7 Compilation pipeline
This implementation strategy is to compile INTERCAL into ordinary Racket by macro expansion. The pipeline has five stages.
7.1 Cleaning and reading
"intercal.rkt" reads the source file, applies the shared clean-intercal-source routine from "sick.rkt", tokenizes the cleaned source, parses it with brag, normalizes the parse tree, and emits a Racket module whose body invokes the macro backend centered on sick-program.
At this point the INTERCAL program is no longer opaque text. It is already a structured Racket datum.
7.2 Parse tree normalization
"ick-normalize.rkt" converts the dense brag tree into a compact, explicit IR. For example, a line such as:
(20) PLEASE DO (40) NEXT |
normalizes to a form shaped like:
(20 (please (next 40))) |
Normalization performs several important tasks:
collapse redundant parse layers.
map keywords to symbolic operation names.
rewrite packed SUB chains into explicit subscript lists.
normalize modifiers like NOT, ONCE, and AGAIN.
fix unary precedence so the macro backend sees a stable IR.
7.3 Macro compilation
The macros in "sick.rkt" consume the normalized program. The key expansion step is sick-program-core, which:
collects all program variables.
builds maps from labels to runtime line numbers.

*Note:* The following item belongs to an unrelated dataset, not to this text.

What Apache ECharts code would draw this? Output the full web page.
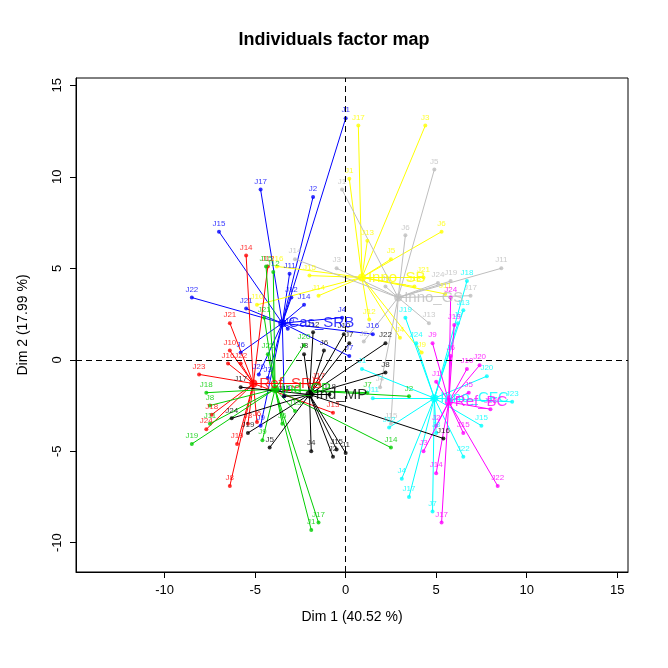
<!DOCTYPE html>
<html><head><meta charset="utf-8">
<script src="https://cdn.jsdelivr.net/npm/echarts@6/dist/echarts.min.js"></script>
<style>html,body{margin:0;padding:0;background:#fff}#c{width:668px;height:668px}</style>
</head><body><div id="c"></div>
<script>
const groupNames = ['Cas_SRB','Inno_SB','Inno_GS','Inno_CFC','Ref_BC','Ref_SRB','Ind_CP','Ind_MP'];
const groupColors = ['#0000FF','#FFFF00','#BEBEBE','#00FFFF','#FF00FF','#FF0000','#00CD00','#000000'];
const centers = [[-3.5,2.0],[0.9,4.5],[2.9,3.4],[4.9,-2.1],[5.7,-2.3],[-5.1,-1.3],[-3.9,-1.6],[-2.0,-1.9]];
const blue = [['J1',0,13.2],['J17',-4.7,9.3],['J2',-1.8,8.9],['J15',-7,7],['J22',-8.5,3.4],['J21',-5.5,2.8],['J12',-3.0,3.4],['J14',-2.3,3.0],['J11',-3.1,4.7],['J16',1.5,1.4],['J4',-0.2,2.3],['J7',0.2,0.2],['J20',-4.8,-0.8],['J3',-4.3,-1.0],['J13',-3.4,-2.0],['J9',-4.7,-3.6],['J6',-5.8,0.4],['J19',-3.2,1.7]];
const yellow = [['J17',0.7,12.8],['J3',4.4,12.8],['J6',5.3,7.0],['J1',0.2,9.9],['J15',-2.0,4.6],['J14',-1.5,3.5],['J12',1.3,2.2],['J4',3.0,1.2],['J21',4.3,4.5],['J11',5.5,3.6],['J13',1.2,6.5],['J9',4.2,0.4],['J16',-3.8,5.1],['J10',-4.9,3.0],['J18',3.8,4.0],['J5',2.5,5.5]];
const gray = [['J5',4.9,10.4],['J6',3.3,6.8],['J11',8.6,5.0],['J24',5.1,4.2],['J1',-0.2,9.3],['J14',-2.8,5.5],['J17',6.9,3.5],['J13',4.6,2.0],['J15',2.5,-3.5],['J4',1.9,-1.5],['J19',5.8,4.3],['J3',-0.5,5.0],['J2',1.0,1.0],['J9',2.2,4.0]];
const cyan = [['J18',6.7,4.3],['J9',6.2,2.0],['J24',3.9,0.9],['J13',6.5,2.7],['J23',9.2,-2.3],['J20',7.8,-0.9],['J15',7.5,-3.6],['J22',6.5,-5.3],['J7',4.8,-8.3],['J17',3.5,-7.5],['J4',3.1,-6.5],['J12',2.4,-3.7],['J11',1.5,-2.1],['J1',0.9,-0.5],['J8',5.0,-4.0],['J19',3.3,2.3]];
const magenta = [['J24',5.8,3.4],['J19',6.0,1.9],['J6',5.8,0.2],['J9',4.8,0.9],['J20',7.4,-0.3],['J23',8.0,-2.7],['J22',8.4,-6.9],['J14',5.0,-6.2],['J17',5.3,-8.9],['J3',4.3,-5.0],['J15',6.5,-4.0],['J1',5.0,-1.2],['J10',6.7,-0.5],['J5',6.8,-1.8],['J2',5.0,-3.6]];
const red = [['J14',-5.5,5.7],['J12',-4.3,5.1],['J21',-6.4,2.0],['J23',-8.1,-0.8],['J18',-7.4,-3.0],['J24',-7.7,-3.8],['J8',-6.4,-6.9],['J3',-5.4,-3.5],['J13',-0.7,-2.9],['J17',-1.5,-1.3],['J22',-5.8,-0.2],['J16',-6.5,-0.2],['J10',-6.4,0.5],['J19',-6.0,-4.6],['J6',-4.9,-3.4]];
const green = [['J17',-1.5,-8.9],['J1',-1.9,-9.3],['J19',-8.5,-4.6],['J18',-7.7,-1.8],['J15',-4.4,5.1],['J12',-4.0,4.8],['J21',-4.5,2.3],['J7',1.2,-1.8],['J2',3.5,-2.0],['J14',2.5,-4.8],['J20',-2.3,0.8],['J22',-4.3,0.3],['J6',-3.5,-3.5],['J9',-4.6,-4.4],['J11',-7.5,-3.5],['J8',-7.5,-2.5],['J13',-2.8,-2.8]];
const black = [['J1',0.0,-5.1],['J4',-1.9,-5.0],['J2',-0.7,-5.3],['J15',-0.5,-4.9],['J5',-4.2,-4.8],['J19',-5.4,-4.0],['J24',-6.3,-3.2],['J8',2.2,-0.7],['J10',-0.1,1.4],['J12',-1.8,1.5],['J3',-2.3,0.3],['J22',2.2,0.9],['J16',5.4,-4.3],['J7',0.2,0.9],['J6',-1.2,0.5],['J11',-3.4,-2.0],['J18',-0.9,-1.9],['J17',-5.8,-1.5]];
const groups = [blue,yellow,gray,cyan,magenta,red,green,black];
const xTicks = [-10,-5,0,5,10,15];
const yTicks = [-10,-5,0,5,10,15];
const F = 'Liberation Sans';

const series = [];
groups.forEach((g,i)=>{
  const c = groupColors[i];
  series.push({type:'lines',coordinateSystem:'cartesian2d',silent:true,z:2,
    lineStyle:{color:c,width:1,opacity:1},
    data:g.map(p=>({coords:[centers[i],[p[1],p[2]]]}))});
  series.push({type:'scatter',symbolSize:4,z:3,itemStyle:{color:c},
    label:{show:true,position:'top',distance:2,formatter:p=>p.data[2],fontSize:8,color:c,fontFamily:F},
    data:g.map(p=>[p[1],p[2],p[0]])});
  series.push({type:'scatter',symbolSize:8,z:4,itemStyle:{color:c},
    label:{show:true,position:'right',distance:2,formatter:groupNames[i],fontSize:15,color:c,fontFamily:F},
    data:[centers[i]]});
});
series.push({type:'line',data:[],markLine:{silent:true,symbol:'none',label:{show:false},
  lineStyle:{color:'#000',type:[6,4],width:1},data:[{xAxis:0},{yAxis:0}]}});

const axisCommon = {axisLine:{show:true,onZero:false,lineStyle:{color:'#000'}},splitLine:{show:false},
  axisTick:{show:true,length:6,lineStyle:{color:'#000'}},
  axisLabel:{color:'#000',fontSize:13,fontFamily:F}};
const chart = echarts.init(document.getElementById('c'));
chart.setOption({
  animation:false,
  title:{text:'Individuals factor map',left:'center',top:26,textStyle:{fontSize:18,fontWeight:'bold',color:'#000',fontFamily:F}},
  grid:{left:76,right:40,top:78,bottom:96,show:true,borderColor:'#000',borderWidth:1},
  xAxis:Object.assign({},axisCommon,{type:'value',min:-14.9,max:15.6,
    name:'Dim 1 (40.52 %)',nameLocation:'middle',nameGap:38,nameTextStyle:{fontSize:14,color:'#000',fontFamily:F},
    axisTick:Object.assign({},axisCommon.axisTick,{customValues:xTicks}),
    axisLabel:Object.assign({},axisCommon.axisLabel,{customValues:xTicks,margin:12})}),
  yAxis:Object.assign({},axisCommon,{type:'value',min:-11.6,max:15.4,
    name:'Dim 2 (17.99 %)',nameLocation:'middle',nameGap:46,nameTextStyle:{fontSize:14,color:'#000',fontFamily:F},
    axisTick:Object.assign({},axisCommon.axisTick,{customValues:yTicks}),
    axisLabel:Object.assign({},axisCommon.axisLabel,{customValues:yTicks,rotate:90,margin:12})}),
  series:series
});
</script></body></html>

derives which lines can be abstained, which variables can be ignored, and which labels can be hijacked by COME FROM.
builds gerund-to-line maps for abstention and reinstatement.
generates one runtime dispatch clause per INTERCAL line.
The resulting Racket code is a state machine with explicit tables for abstain state, ignore state, line labels, and the NEXT stack.
7.4 Runtime support
The runtime portion of "sick.rkt" implements:
INTERCAL error reporting.
array storage and bounds checking.
bitwise operators and width-sensitive helpers.
numeric and tape-style I/O.
control-flow support for NEXT, RESUME, and COME FROM.
debugging and tracing hooks.
Semantics that are awkward in a direct compiler, such as delayed COME FROM after a resumed NEXT target, are encoded directly in these runtime tables and helpers.
7.5 Conservative optimization
This implementation does some compile-time optimization before handing the result to the normal Racket compiler. In particular, it removes:
abstain checks for lines that provably cannot be abstained.
ignore-table lookups for variables that are never ignored.
COME FROM dispatch checks for labels that can never be hijacked.
It also uses optimized implementations of hot arithmetic operators instead of list-based bit manipulation.
These optimizations are intentionally conservative: they only remove code when the frontend can prove that a check is unnecessary.